If you need broad service coverage
Use Postman or REST Assured for API tests. These are usually cheaper to run and faster to debug than browser tests, so they belong early in the pipeline.
If UI regressions are costly
Add visual testing with Applitools or a similar tool. This is especially useful for marketing sites, design systems, commerce flows, and any product where pixel-level changes matter.
If your team wants to reduce framework overhead
Look at platform-managed options such as Endtest, Katalon, or Testim. These can be particularly useful when the team wants CI-ready tests without managing as much browser automation infrastructure.
If your application is service-heavy
Add Pact or another contract testing layer. This keeps integration problems from being discovered too late.
The most effective test automation pipelines are layered. Unit tests provide speed, API tests provide breadth, browser tests provide realism, and visual or contract checks catch the gaps between them.
A practical CI/CD testing pattern
A common and effective pipeline order looks like this:
- lint and static checks,
- unit tests,
- API smoke tests,
- contract tests,
- browser smoke tests,
- visual checks on critical pages,
- full regression only on selected branches or schedules.
That structure helps control cost. Expensive browser suites should not run on every commit if a smaller gate can catch the same class of failure earlier. The goal is not to maximize test count, it is to maximize decision quality.
Here is a simple example of how you might trigger different suites in GitHub Actions:
name: ci
on:
pull_request:
push:
branches: [main]
jobs:
api-tests:
runs-on: ubuntu-latest
steps:
- uses: actions/checkout@v4
- run: npm ci
- run: npm run test:api
ui-smoke: runs-on: ubuntu-latest needs: api-tests steps: - uses: actions/checkout@v4 - run: npm ci - run: npm run test:ui:smoke
In real teams, the logic gets more nuanced. For example, a change to checkout code might run payment API tests and browser smoke tests, while a CSS-only change might run visual checks plus a smaller browser set.
Common mistakes when selecting CI testing tools
Over-automating the UI
Many teams try to validate everything through browser tests. That slows the pipeline and increases flake. Push low-level checks down into API or component tests whenever possible.
Ignoring test data management
Stable CI depends on predictable data. Tools that work well in a local demo can fail in CI if accounts, tenants, or feature flags are not isolated. Look for ways to generate, seed, or extract data cleanly.
Choosing tools without considering maintenance
A nice recorder or clever assertion system does not matter if your suite becomes hard to repair. Ask who will maintain the tests in six months, and how much code or platform work that will require.
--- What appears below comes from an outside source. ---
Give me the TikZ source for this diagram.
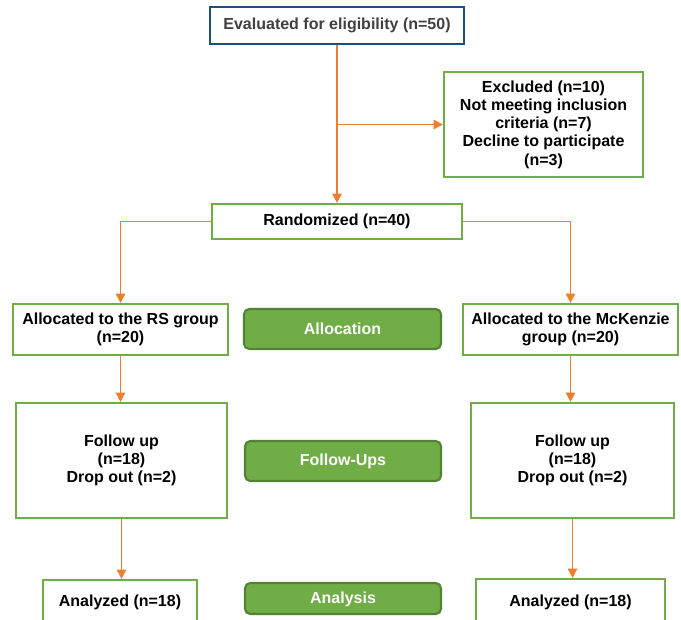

Skipping artifact strategy
Screenshots, videos, traces, logs, and response payloads are not optional for serious pipelines. You need enough evidence to debug failures without rerunning the same job over and over.
Running too much on every commit
Not every suite belongs on every branch. Save longer regression and cross-browser sweeps for nightly or pre-release stages unless the project truly needs them on every PR.
How Endtest fits into this category
If your team wants a managed browser testing layer that still fits into CI/CD workflows, Endtest deserves consideration alongside the more code-heavy options. Its agentic AI model can help teams create, import, and maintain tests without starting from a blank framework, and that can be useful when the real bottleneck is test upkeep rather than test intent.
It is especially relevant when you want:
- platform-managed browser tests,
- editable, platform-native test steps,
- faster authoring for shared QA and development use,
- AI-assisted maintenance for changing UIs.
For teams that are already deep into Playwright, Cypress, or Selenium, Endtest is less a replacement than an alternative operating model. It is a good fit when browser coverage matters, but the team wants to reduce the amount of custom framework code it owns.
Final recommendations by team type
For developer-led teams
Start with Playwright for browser coverage, add REST Assured or API tests for backend checks, and keep the UI suite small and meaningful.
For SDET-heavy teams
Use Playwright or Selenium for deep browser coverage, pair them with contract and API tests, and consider visual testing for high-risk interfaces.
For DevOps and platform teams
Focus on tools that run cleanly in containers, expose good CLI or API controls, and produce reliable artifacts. Pipeline ergonomics matter as much as raw functionality.
For teams that want less framework maintenance
Evaluate Endtest, Katalon, or Testim if your biggest pain is upkeep rather than test design. These tools can shorten the path from scenario to CI execution.
The best testing tools for CI/CD pipelines are the ones that fit your release process, not the ones with the loudest feature list. If you choose well, the result is faster feedback, fewer broken builds, and more confidence in every merge.